Bir birliktelik, birbirine dokunma yaratıyorsun ve bu karşılıklı bir ‘kazan kazan’ durumu oluşturuyor. Sonuçta bu tanışıklıklar da Slow food’un bir amacı olan, üreticiden sofraya sisteminin de temelini oluşturuyor.

‘Kazan kazan’ değil aslında Bu, karşılık beklemeden ‘ver ver ver’. Ve sen hiç anlamadan ‘gelsin gelsin gelsin’. Gerçekten ben bunu yaşıyorum. Bu projelendirip yapabileceğin bir şey değil.
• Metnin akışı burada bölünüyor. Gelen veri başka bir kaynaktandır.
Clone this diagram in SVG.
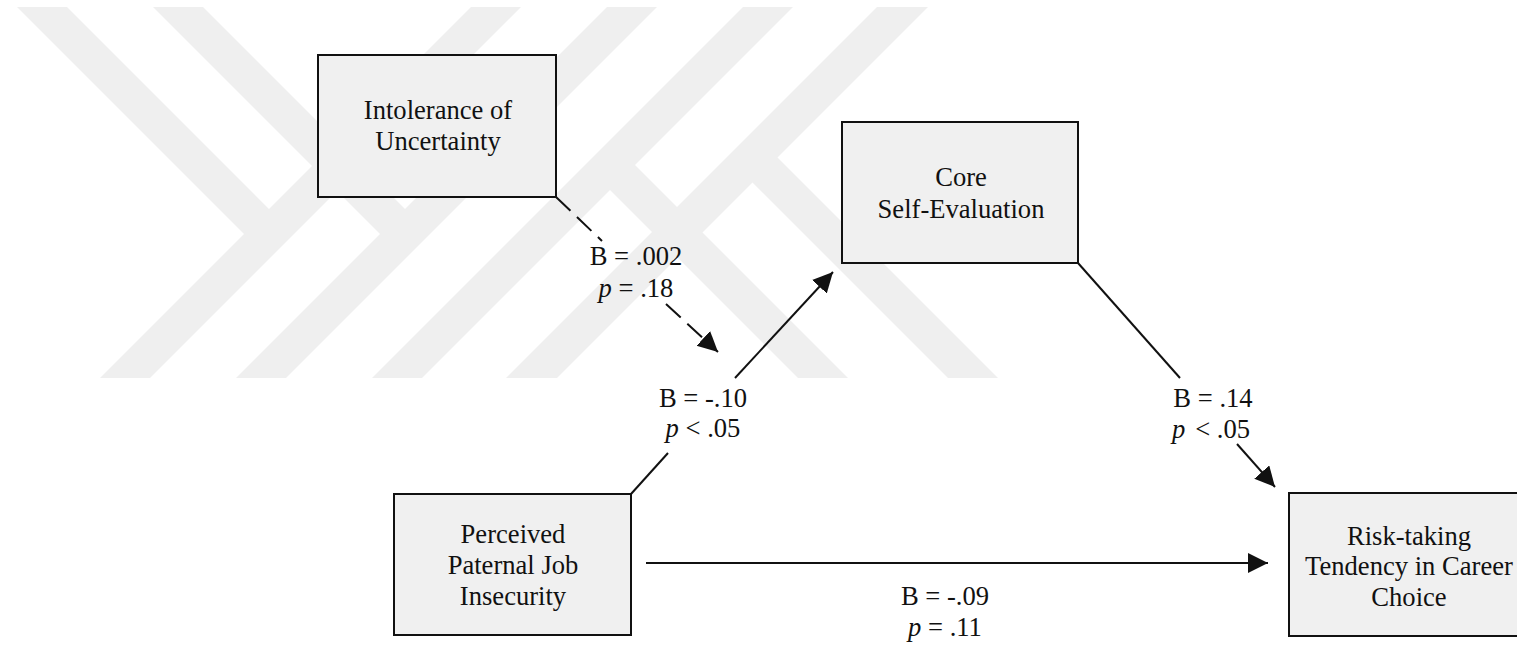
<svg xmlns="http://www.w3.org/2000/svg" width="1517" height="646" viewBox="0 0 1517 646">
  <style>
    .wm { fill: #efefef; }
    .box { fill: #f0f0f0; stroke: #111; stroke-width: 2; }
    .lbl { font-family: "Liberation Serif", "Times New Roman", serif; font-size: 26.6px; fill: #111; text-anchor: middle; }
    .edge { stroke: #111; stroke-width: 2; fill: none; }
    .dash { stroke-dasharray: 20 9; }
    .it { font-style: italic; }
  </style>
  <defs>
    <marker id="arrow" markerUnits="userSpaceOnUse" markerWidth="22" markerHeight="22" refX="20" refY="10" orient="auto">
      <path d="M0,0 L20,10 L0,20 z" fill="#111"/>
    </marker>
  </defs>

  <!-- background emblem: two upper-left forks and two lower-right forks -->
  <g id="emblem">
    <polygon class="wm" points="17,7 67,7 269,209 471,7 521,7 150,378 100,378 244,234"/>
    <polygon class="wm" points="17,7 67,7 269,209 471,7 521,7 150,378 100,378 244,234" transform="translate(136,0)"/>
    <polygon class="wm" points="743,7 793,7 635,165 848,378 798,378 610,190 422,378 372,378"/>
    <polygon class="wm" points="877,7 928,7 777.5,157.5 998,378 948,378 752.5,182.5 557,378 506,378"/>
  </g>

  <!-- connectors -->
  <g id="connectors">
    <line class="edge dash" x1="556" y1="197" x2="602" y2="241"/>
    <line class="edge dash" x1="666" y1="304" x2="718" y2="352" marker-end="url(#arrow)"/>
    <line class="edge" x1="631" y1="494" x2="668" y2="453"/>
    <line class="edge" x1="735" y1="378" x2="833" y2="272" marker-end="url(#arrow)"/>
    <line class="edge" x1="1078" y1="263" x2="1180" y2="378"/>
    <line class="edge" x1="1237" y1="444" x2="1275" y2="487" marker-end="url(#arrow)"/>
    <line class="edge" x1="646" y1="563" x2="1268" y2="563" marker-end="url(#arrow)"/>
  </g>

  <!-- edge labels -->
  <g id="edge-labels" class="lbl">
    <text x="636" y="265">B = .002</text>
    <text x="636" y="297"><tspan class="it">p</tspan> = .18</text>
    <text x="703" y="407">B = -.10</text>
    <text x="703" y="437"><tspan class="it">p</tspan> &lt; .05</text>
    <text x="1213" y="407">B = .14</text>
    <text x="1211" y="438"><tspan class="it">p</tspan><tspan dx="10">&lt; .05</tspan></text>
    <text x="945" y="605">B = -.09</text>
    <text x="945" y="636"><tspan class="it">p</tspan> = .11</text>
  </g>

  <!-- nodes -->
  <g id="intolerance">
    <rect class="box" x="318" y="55" width="238" height="142"/>
    <text class="lbl" x="438" y="119">Intolerance of</text>
    <text class="lbl" x="438" y="150">Uncertainty</text>
  </g>
  <g id="core-self-evaluation">
    <rect class="box" x="842" y="122" width="236" height="141"/>
    <text class="lbl" x="961" y="186">Core</text>
    <text class="lbl" x="961" y="218">Self-Evaluation</text>
  </g>
  <g id="paternal-job-insecurity">
    <rect class="box" x="394" y="494" width="237" height="141"/>
    <text class="lbl" x="513" y="543">Perceived</text>
    <text class="lbl" x="513" y="574">Paternal Job</text>
    <text class="lbl" x="513" y="605">Insecurity</text>
  </g>
  <g id="risk-taking">
    <rect class="box" x="1289" y="493" width="238" height="143"/>
    <text class="lbl" x="1409" y="545">Risk-taking</text>
    <text class="lbl" x="1409" y="575">Tendency in Career</text>
    <text class="lbl" x="1409" y="606">Choice</text>
  </g>
</svg>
Vermenin sana katbekat geri döndüğünü ve aslında gerçek modelin iyi niyetle vermek olduğunu gördüm. Boğaziçi Üniversitesi Boğaziçi İş İnsanları Derneğinde bunu bir sohbetimiz içerisinde geçirmiştik. Artık ‘kazan kazan’ modeli yok. Artık, ‘ver ve sen verdikçe geri alacaksın’ modeli var. “Bunu nasıl anlatırsın bize, sen küçük bir örneğisin” dediler. Hemen onlara şöyle bir cevap verdim: “Bu evden, aileden, küçücüklükten, okuldan gelen bir öğreti. Bir, karşılık beklemeden verebilme öğretisi. Sen verdikçe zaten evren, döngünün devam etmesi için sana çalışacak, sana da gelecek. Ama bunu bir iş programı olarak yazamazsınız. İyi kalpli insanlar olarak, doğaya, insana, hayvana ve yaşama saygılı insanlar yetiştirebiliyorsak bu sistem zaten kendi kendine işleyecektir...”

Seyr-ü seferleri sadece Anadolu’ya değil, Batıya da açıyorsunuz

İtalya’da, Anadolu Türk Mutfağı atölyesi yaptık. Şimdi hedefte Los Angeles ve New York var. ‘Dünya bizim’ demiştim mottomu sorduğunda. Bundan sonraki adım dünya…

Bu enerji nerden geliyor Selda?

Bu enerji, öyle benim yarattığım bir enerji değil. Ödül bu. Ödül!

 


Seyr-ü seferler, Adana ve Atatürk

Küçük notlar tutuyorum seyr-ü seferlerden sonra. Hem önden araştırma yapmış oluyorum hem de sonradan duygularımı ekliyorum. Yaptığımız sofralardan ya da yediğimiz içtiğimiz birlikte olduğumuz, bir masa etrafında toplandığımız insanlardan çok etkilenip, döndüğüm bir Adana seyahatinde bu fotoğraf karesini yakalamış, sosyal medyada paylaşmıştım. Altına da şöyle yazmıştım: “Belki de yediğim en lezzetli, en gerçek sofradaydım. Çünkü bu sofrada birlikte yemek yediğimiz çiftçilerin emekleri var, terleri var; gerçek yemek işte bu yemektir. Tarladan sofraya gelen…” Sonra hangi yıllarda acaba o fotoğraf çekilmiş diye araştırırken o kadar güzel bir şeye rastladım ki. Atatürk, Adana’da çiftçilerle yediği o yemekten sonra şöyle demiş: “En yüce, en sade, en mutlu ve samimi gece bu gecedir. Çünkü gece çok derin saygılarla sevgilerle bağlı bulunduğumuz milletimizin büyük çoğunluğunu oluşturan çiftçilerimizle bir sofrada bulunuyorum. Bu sofrada onların emekleriyle meydana gelmiş ekmeği onlarla beraber yiyoruz. 1923

Atatürk öyle adammış ki; Atatürk her şeymiş. Nasıl bir öngörü, nasıl öngörü ötesinde bir şey… O, çiftçilerle oradaki ekilmiş buğdayın ekmeğini yerken aynı böyle hissetmiştim. Atatürk’le aynı şeyi hissediyor olmak kadar güzel bir şey olabilir mi?